One chore remained. He needed an arthrogram and an MRI on his left wrist. He had played in pain since May, when he still played for Pawtucket, the symptoms worsening as the season wore on. Still, he figured it was a sprain, nothing that rest wouldn't heal, and nothing that golf would hurt.

The results returned later in the evening: a small fracture. He called his buddy and canceled the trip. "That," he said, "was the worst part."

The Red Sox demanded a lot of Lowrie after he joined the team to stay in mid-July. He played in 52 of the team's 53 September and October games, toggling between third base and shortstop, often in the same game. Sometimes, he played second base. He did it without complaint, even as his injury - which did not become public un til after the season - led to a late-season slump.

Lowrie returned this spring fighting for the starting shortstop position. He has a healthy wrist, 5 more pounds of muscle, and a new level of comfort that comes with knowing he has earned a place on the team.

"I'm a lot more comfortable with the surroundings and the guys and the routine that everybody's got," Lowrie said. "But you're going into the season with a lot of unknowns every year. You're kind of on that edge, no matter how comfortable."

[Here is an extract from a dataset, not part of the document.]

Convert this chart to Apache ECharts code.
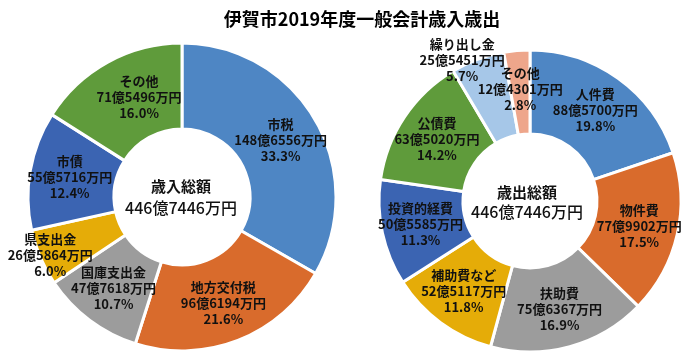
<!DOCTYPE html>
<html>
<head>
<meta charset="utf-8">
<script src="https://cdn.jsdelivr.net/npm/echarts@6/dist/echarts.min.js"></script>
<style>
html,body{margin:0;padding:0;background:#fff;}
#chart{width:700px;height:355px;}
</style>
</head>
<body>
<div id="chart"></div>
<script>
// Data (values in 万円)
const chartTitle = '伊賀市2019年度一般会計歳入歳出';
const revenueCategories = ['市税', '地方交付税', '国庫支出金', '県支出金', '市債', 'その他'];
const revenueValues = [1486556, 966194, 477618, 265864, 555716, 715496];
const revenueTotalLabel = '歳入総額';
const revenueTotalText = '446億7446万円';

const expenseCategories = ['人件費', '物件費', '扶助費', '補助費など', '投資的経費', '公債費', '繰り出し金', 'その他'];
const expenseValues = [885700, 779902, 756367, 525117, 505585, 635020, 255451, 124301];
const expenseTotalLabel = '歳出総額';
const expenseTotalText = '446億7446万円';

const revenueColors = ['#4E86C4', '#D96B2C', '#9C9C9C', '#E5AC08', '#3B64B2', '#5F9B3B'];
const expenseColors = ['#4E86C4', '#D96B2C', '#9C9C9C', '#E5AC08', '#3B64B2', '#5F9B3B', '#A6C7E8', '#EEA68B'];

const FONT = '"Noto Sans CJK JP", "Noto Sans", sans-serif';

function fmtYen(v) {
  const oku = Math.floor(v / 10000);
  const man = String(v % 10000).padStart(4, '0');
  return oku + '億' + man + '万円';
}
function makeData(cats, vals) {
  return cats.map((c, i) => ({ name: c, value: vals[i] }));
}
function makeFormatter(vals) {
  const total = vals.reduce((a, b) => a + b, 0);
  return function (p) {
    return p.name + '\n' + fmtYen(p.value) + '\n' + (p.value / total * 100).toFixed(1) + '%';
  };
}
// label nudges (layout only)
const revenueNudge = { 3: [-27, 13], 5: [12, 0] };
const expenseNudge = { 6: [-29, -36] };

const labelStyle = {
  show: true,
  position: 'inside',
  color: '#111',
  fontFamily: FONT,
  fontWeight: 'bold',
  fontSize: 13,
  lineHeight: 16
};

const chart = echarts.init(document.getElementById('chart'), null, { renderer: 'canvas' });
chart.setOption({
  animation: false,
  color: revenueColors,
  graphic: [
    { type: 'text', x: 362, y: 19, style: { text: chartTitle, textAlign: 'center', textVerticalAlign: 'middle', font: 'bold 18px ' + FONT, fill: '#000' } },
    { type: 'text', x: 181, y: 186, z: 10, style: { text: revenueTotalLabel, textAlign: 'center', textVerticalAlign: 'middle', font: 'bold 15px ' + FONT, fill: '#111' } },
    { type: 'text', x: 181, y: 208, z: 10, style: { text: revenueTotalText, textAlign: 'center', textVerticalAlign: 'middle', font: '500 16px ' + FONT, fill: '#111' } },
    { type: 'text', x: 527, y: 192, z: 10, style: { text: expenseTotalLabel, textAlign: 'center', textVerticalAlign: 'middle', font: 'bold 15px ' + FONT, fill: '#111' } },
    { type: 'text', x: 527, y: 212, z: 10, style: { text: expenseTotalText, textAlign: 'center', textVerticalAlign: 'middle', font: '500 16px ' + FONT, fill: '#111' } }
  ],
  series: [
    {
      type: 'pie',
      center: [182, 197],
      radius: [68, 154],
      startAngle: 90,
      clockwise: true,
      avoidLabelOverlap: false,
      itemStyle: { borderColor: '#fff', borderWidth: 3 },
      label: Object.assign({}, labelStyle, { formatter: makeFormatter(revenueValues) }),
      labelLine: { show: false },
      emphasis: { disabled: true },
      labelLayout: function (p) {
        const n = revenueNudge[p.dataIndex];
        return n ? { dx: n[0], dy: n[1] } : {};
      },
      data: makeData(revenueCategories, revenueValues).map((d, i) => Object.assign(d, { itemStyle: { color: revenueColors[i] } }))
    },
    {
      type: 'pie',
      center: [530, 201],
      radius: [67, 151],
      startAngle: 90,
      clockwise: true,
      avoidLabelOverlap: false,
      itemStyle: { borderColor: '#fff', borderWidth: 3 },
      label: Object.assign({}, labelStyle, { formatter: makeFormatter(expenseValues) }),
      labelLine: { show: false },
      emphasis: { disabled: true },
      labelLayout: function (p) {
        const n = expenseNudge[p.dataIndex];
        return n ? { dx: n[0], dy: n[1] } : {};
      },
      data: makeData(expenseCategories, expenseValues).map((d, i) => Object.assign(d, { itemStyle: { color: expenseColors[i] } }))
    }
  ]
});
</script>
</body>
</html>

This spring, that edge derives from his competition with Julio Lugo, whose quadriceps injury last season enabled Lowrie to emerge. Lowrie's desire to win the position is evident - "he wants to be the guy," center fielder Jacoby Ellsbury said - but Lowrie has taken a measured approach.

"The way I look at it is we're still teammates," Lowrie said. "We're amicable. It's not like we're out there, don't talk, giving each other bad looks. It's a competition that's going to make this team better. It's not a personal battle."

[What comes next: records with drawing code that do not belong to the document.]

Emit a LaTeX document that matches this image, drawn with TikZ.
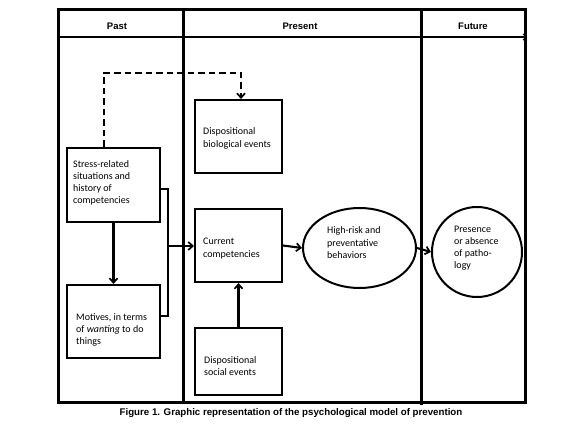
\documentclass[tikz,border=0pt]{standalone}
\usepackage{fontspec}
\setmainfont{Carlito}
\newfontfamily\arialfont{Liberation Sans}
\usetikzlibrary{arrows.meta,shapes.geometric}
\tikzset{
  frame/.style={line width=3pt},
  box/.style={draw, line width=2pt, inner sep=0pt},
  txt/.style={anchor=base west, inner sep=0pt, align=left, font=\fontsize{10}{12.3}\selectfont},
  hdr/.style={anchor=base, inner sep=0pt, font=\arialfont\bfseries\fontsize{9.5}{11}\selectfont},
  conn/.style={line width=2.1pt, -{Straight Barb[length=4.5pt,width=8pt,line width=1.7pt]}},
  plain/.style={line width=2.1pt}
}
\begin{document}
\begin{tikzpicture}[x=1pt,y=-1pt]
\useasboundingbox (0,0) rectangle (579,425);
% frame
\coordinate (tl) at (58,10);
\coordinate (br) at (525,402);
\draw[frame] (tl) rectangle (br);
\draw[frame] (183,10) -- (183,402);
\draw[frame] (421,10) -- (421,405);
\coordinate (hl) at (58,37);
\coordinate (hr) at (527,37);
\draw[line width=1.1pt, -{Straight Barb[length=3pt,width=6pt,line width=1.1pt]}] (hl) -- (hr);
\node[hdr] (past) at (117,29.5) {Past};
\node[hdr] (present) at (300,29.5) {Present};
\node[hdr] (future) at (473,29.5) {Future};
% boxes
\node[box, minimum width=93pt, minimum height=74pt] (stress) at (113.5,185) {};
\node[box, minimum width=93pt, minimum height=73pt] (motives) at (113.5,321.5) {};
\node[box, minimum width=87pt, minimum height=73pt] (bio) at (238.5,136.5) {};
\node[box, minimum width=87pt, minimum height=73pt] (current) at (238.5,245.5) {};
\node[box, minimum width=87pt, minimum height=67pt] (social) at (238.5,361.5) {};
\node[draw, ellipse, line width=2pt, minimum width=113pt, minimum height=80pt, inner sep=0pt] (risk) at (359.5,248) {};
\node[draw, circle, line width=2pt, minimum size=90pt, inner sep=0pt] (patho) at (477,252) {};
% texts (base = last line)
\node[txt] (t1) at (73,204) {Stress-related\\situations and\\history of\\competencies};
\node[txt] (t2) at (76,344.6) {Motives, in terms\\of \textit{wanting} to do\\things};
\node[txt] (t3) at (203,147.3) {Dispositional\\biological events};
\node[txt] (t4) at (203,257.3) {Current\\competencies};
\node[txt] (t5) at (204,375.3) {Dispositional\\social events};
\node[txt] (t6) at (327,258.6) {High-risk and\\preventative\\behaviors};
\node[txt] (t7) at (454,268.9) {Presence\\or absence\\of patho-\\logy};
% connectors
\draw[conn] (stress.south) -- (motives.north);
\coordinate (b1) at (168,189);
\coordinate (b2) at (168,316);
\coordinate (bm) at (168,246);
\draw[plain] (stress.east |- b1) -- (b1) -- (b2) -- (motives.east |- b2);
\draw[conn] (bm) -- (current.west |- bm);
\coordinate (d1) at (104,73);
\coordinate (d2) at (241,73);
\draw[line width=2.1pt, dash pattern=on 6.5pt off 4pt, -{Straight Barb[length=4.5pt,width=8pt,line width=1.7pt]}] (stress.north -| d1) -- (d1) -- (d2) -- (bio.north -| d2);
\draw[conn] (social.north) -- (current.south);
\draw[conn] (current.east) -- (risk.west);
\draw[conn] (risk.east) -- (patho.west);
% caption
\node[anchor=base, inner sep=0pt, font=\arialfont\bfseries\fontsize{9.7}{11}\selectfont] (cap) at (291,415.5) {Figure 1. Graphic representation of the psychological model of prevention};
\end{tikzpicture}
\end{document}
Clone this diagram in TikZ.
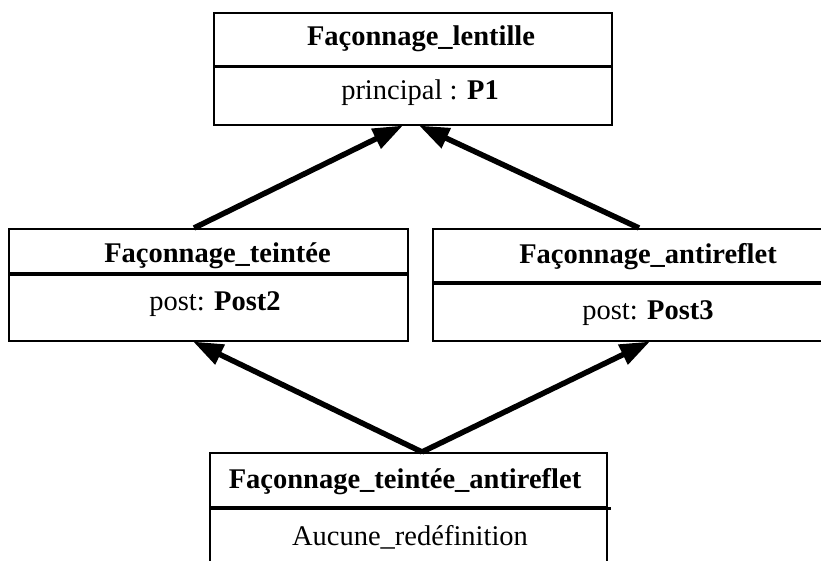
\documentclass[tikz,border=0pt]{standalone}
\usepackage{fontspec}
\setmainfont{Liberation Serif}
\usetikzlibrary{arrows.meta,calc}
\tikzset{
  compart/.style={draw, line width=2pt, inner sep=0pt, rectangle},
  divider/.style={line width=3pt},
  lbl/.style={anchor=base, inner sep=0pt, font=\fontsize{28.5}{32}\selectfont},
  ttl/.style={lbl, font=\fontsize{28.5}{32}\selectfont\bfseries},
  arr/.style={line width=5.5pt, -{Triangle[length=30pt,width=21pt]}, shorten >=-1pt}
}
\begin{document}
\begin{tikzpicture}[x=1pt,y=-1pt]
\useasboundingbox (0,0) rectangle (821,561);
\clip (0,0) rectangle (821,561);
% top box
\node[compart, minimum width=398pt, minimum height=53pt] (tt) at (413,39.5) {};
\node[compart, minimum width=398pt, minimum height=59pt] (tb) at (413,95.5) {};
\draw[divider] (tt.south west) -- (tt.south east);
\node[ttl] (ttx) at (421,46) {Façonnage\_lentille};
\node[lbl] (tbx) at (420,100) {principal : \textbf{P1}};
% left box
\node[compart, minimum width=399pt, minimum height=44pt] (lt) at (208.5,251) {};
\node[compart, minimum width=399pt, minimum height=68pt] (lb) at (208.5,307) {};
\draw[divider] (lt.south west) -- (lt.south east);
\node[ttl] (ltx) at (217.5,262) {Façonnage\_teintée};
\node[lbl] (lbx) at (215,310) {post: \textbf{Post2}};
% right box (cut by the right edge)
\node[compart, minimum width=428pt, minimum height=53pt] (rt) at (647,255.5) {};
\node[compart, minimum width=428pt, minimum height=59pt] (rb) at (647,311.5) {};
\draw[divider] (rt.south west) -- (rt.south east);
\node[ttl] (rtx) at (648,263) {Façonnage\_antireflet};
\node[lbl] (rbx) at (648,319) {post: \textbf{Post3}};
% bottom box (cut by the bottom edge)
\node[compart, minimum width=397pt, minimum height=54pt] (bt) at (408.5,480) {};
\node[compart, minimum width=397pt, minimum height=100pt] (bb) at (408.5,557) {};
\draw[divider] (bt.south west) -- ($(bt.south east)+(3,0)$);
\node[ttl] (btx) at (405,488) {Façonnage\_teintée\_antireflet};
\node[lbl] (bbx) at (410,545) {Aucune\_redéfinition};
% arrows
\draw[arr] ($(lt.north west)+(186,0)$) -- ($(tb.south)+(-11,0)$);
\draw[arr] ($(rt.north west)+(207,0)$) -- ($(tb.south)+(7,0)$);
\draw[arr] ($(bt.north)+(13.5,0)$) -- ($(lb.south west)+(186,0)$);
\draw[arr] ($(bt.north)+(13.5,0)$) -- ($(rb.south west)+(217,0)$);
\end{tikzpicture}
\end{document}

Lowrie's versatility may actually cost him the starting position. Lowrie has proved he can also play third and second; Lugo has not. It may benefit the Sox most, for now, to keep Lowrie without a regular spot in order to take advantage of his flexibility.

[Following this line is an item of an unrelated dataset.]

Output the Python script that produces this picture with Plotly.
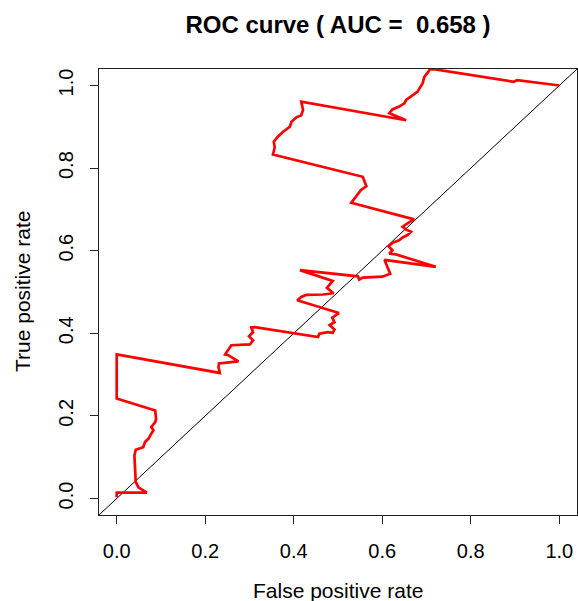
import plotly.graph_objects as go

# ROC curve points (false positive rate, true positive rate)
fpr = [0.000, 0.000, 0.068, 0.049, 0.043, 0.042, 0.040, 0.043, 0.051, 0.060,
       0.064, 0.072, 0.078, 0.083, 0.078, 0.087, 0.089, 0.087, 0.000, 0.000,
       0.233, 0.230, 0.231, 0.244, 0.259, 0.275, 0.252, 0.245, 0.259, 0.301,
       0.308, 0.299, 0.308, 0.304, 0.312, 0.455, 0.458, 0.477, 0.488, 0.492,
       0.481, 0.492, 0.487, 0.502, 0.408, 0.417, 0.428, 0.466, 0.490, 0.475,
       0.488, 0.414, 0.545, 0.548, 0.556, 0.600, 0.618, 0.613, 0.605, 0.721,
       0.631, 0.616, 0.623, 0.614, 0.623, 0.638, 0.646, 0.657, 0.665, 0.654,
       0.646, 0.657, 0.672, 0.530, 0.552, 0.564, 0.556, 0.353, 0.357, 0.355,
       0.364, 0.376, 0.391, 0.395, 0.406, 0.417, 0.421, 0.417, 0.654, 0.616,
       0.623, 0.638, 0.650, 0.654, 0.668, 0.680, 0.684, 0.691, 0.695, 0.702,
       0.708, 0.720, 0.897, 0.905, 1.000]
tpr = [0.003, 0.014, 0.014, 0.027, 0.040, 0.084, 0.104, 0.118, 0.120, 0.124,
       0.137, 0.145, 0.157, 0.165, 0.173, 0.185, 0.193, 0.213, 0.242, 0.349,
       0.304, 0.318, 0.327, 0.329, 0.331, 0.332, 0.347, 0.349, 0.371, 0.373,
       0.383, 0.393, 0.403, 0.414, 0.415, 0.391, 0.399, 0.403, 0.401, 0.409,
       0.420, 0.427, 0.438, 0.449, 0.480, 0.488, 0.493, 0.494, 0.497, 0.510,
       0.527, 0.553, 0.538, 0.530, 0.535, 0.537, 0.544, 0.558, 0.578, 0.561,
       0.591, 0.593, 0.601, 0.611, 0.619, 0.625, 0.632, 0.638, 0.646, 0.651,
       0.658, 0.666, 0.676, 0.716, 0.747, 0.756, 0.779, 0.833, 0.850, 0.864,
       0.876, 0.888, 0.900, 0.912, 0.923, 0.928, 0.941, 0.961, 0.916, 0.933,
       0.942, 0.949, 0.957, 0.965, 0.977, 0.985, 0.993, 1.005, 1.021, 1.031,
       1.039, 1.039, 1.009, 1.013, 1.000]

tick_vals = [0.0, 0.2, 0.4, 0.6, 0.8, 1.0]
tick_text = ["0.0", "0.2", "0.4", "0.6", "0.8", "1.0"]
axis_range = [-0.04, 1.04]
auc_value = 0.658

FONT = "'Liberation Sans', Arial, Helvetica, sans-serif"

fig = go.Figure()
# reference diagonal y = x across the whole plotting region
fig.add_trace(go.Scatter(x=axis_range, y=axis_range, mode="lines",
                         line=dict(color="black", width=1), hoverinfo="skip"))
fig.add_trace(go.Scatter(x=fpr, y=tpr, mode="lines",
                         line=dict(color="#ff0000", width=2.7)))

axis_common = dict(range=axis_range, tickvals=tick_vals, ticktext=tick_text,
                   ticks="outside", ticklen=8, tickwidth=1, tickcolor="#222",
                   showline=True, linecolor="#222", linewidth=1, mirror=True,
                   showgrid=False, zeroline=False,
                   tickfont=dict(family=FONT, size=20, color="black"))

fig.update_layout(
    width=578, height=601,
    margin=dict(l=99, r=1, t=69, b=86),
    paper_bgcolor="white", plot_bgcolor="white",
    showlegend=False,
    font=dict(family=FONT, color="black"),
    title=dict(text="<b>ROC curve ( AUC =  %.3f )</b>" % auc_value,
               font=dict(family=FONT, size=24, color="black"),
               x=0.5, xref="paper", xanchor="center",
               y=1 - 25 / 601, yref="container", yanchor="middle"),
    xaxis=dict(**axis_common, ticklabelstandoff=10),
    yaxis=dict(**axis_common, tickangle=-90, ticklabelstandoff=9),
    annotations=[
        dict(text="False positive rate", xref="paper", yref="paper",
             x=0.5, y=0, xanchor="center", yanchor="middle", yshift=-75,
             showarrow=False, font=dict(family=FONT, size=21, color="black")),
        dict(text="True positive rate", xref="paper", yref="paper",
             x=0, y=0.5, xanchor="center", yanchor="middle", xshift=-77,
             textangle=-90, showarrow=False,
             font=dict(family=FONT, size=21, color="black")),
    ],
)

fig.write_html(
    "out.html",
    config={"displayModeBar": False},
    post_script="document.body.style.margin='0px';"
                "document.body.style.overflow='hidden';",
)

Lowrie comes by it naturally. He played only shortstop at Stanford and through the minors. But last year he showed up at the park knowing he'd be in the lineup, just not knowing where. "That's what I look for," Lowrie said. "I'm always looking for a new challenge."

Lowrie embraced the role. This spring, he's even taken a few ground balls at first base. "I mean, why not? Lowrie said. "It's just another position." Some players resist being moved around the field because of the potential implication: They're not good enough to hold a starting position.

"It's an interesting term, utility guy," Lowrie said. "I don't think anyone wants to get branded with that term. I think it's a term that, a guy that can come off the bench and be able to play anywhere. I see myself as an everyday player and an everyday shortstop. But if that's the role this team sees me in right now, that's OK. In the long run, I see myself as an everyday shortstop."

Lowrie finished the 2008 regular season in an 8-for-51 (.157) slump, raising doubts about his offensive ability. But he remained hush about his wrist injury, not wanting opposing pitchers to take advantage of his weakness.

The difference showed in his splits - Lowrie hit .338 with a .525 slugging percentage from the right side; lefthanded, the numbers dropped to .222 and .344 - but he didn't worry that no one knew his wrist ached. He let criticism bounce off him. "I know who I am as a player," Lowrie said.

When the Sox tested Lowrie at the end of last season, his left wrist possessed 55 percent of the strength of his right wrist. When he had the same test done at the outset of spring training, it had improved to 90 percent.

"Comparing it to the end of the season to now, it's an indescribable difference," Lowrie said. "It affected me quite a bit. Toward the end of the year, there was just nothing I could do to keep it strong. It obviously wasn't healthy."

Lowrie feels healthy now, his wrist healed, his body in shape. He trained for three weeks this winter with Ellsbury and Dustin Pedroia at the Athletes' Performance Institute in Arizona, then moved to Tampa to work out with a personal trainer. He prepared for his role this season, even if it remains unknown.

"He has a great mentality," Ellsbury said. "He just knows what it's going to take."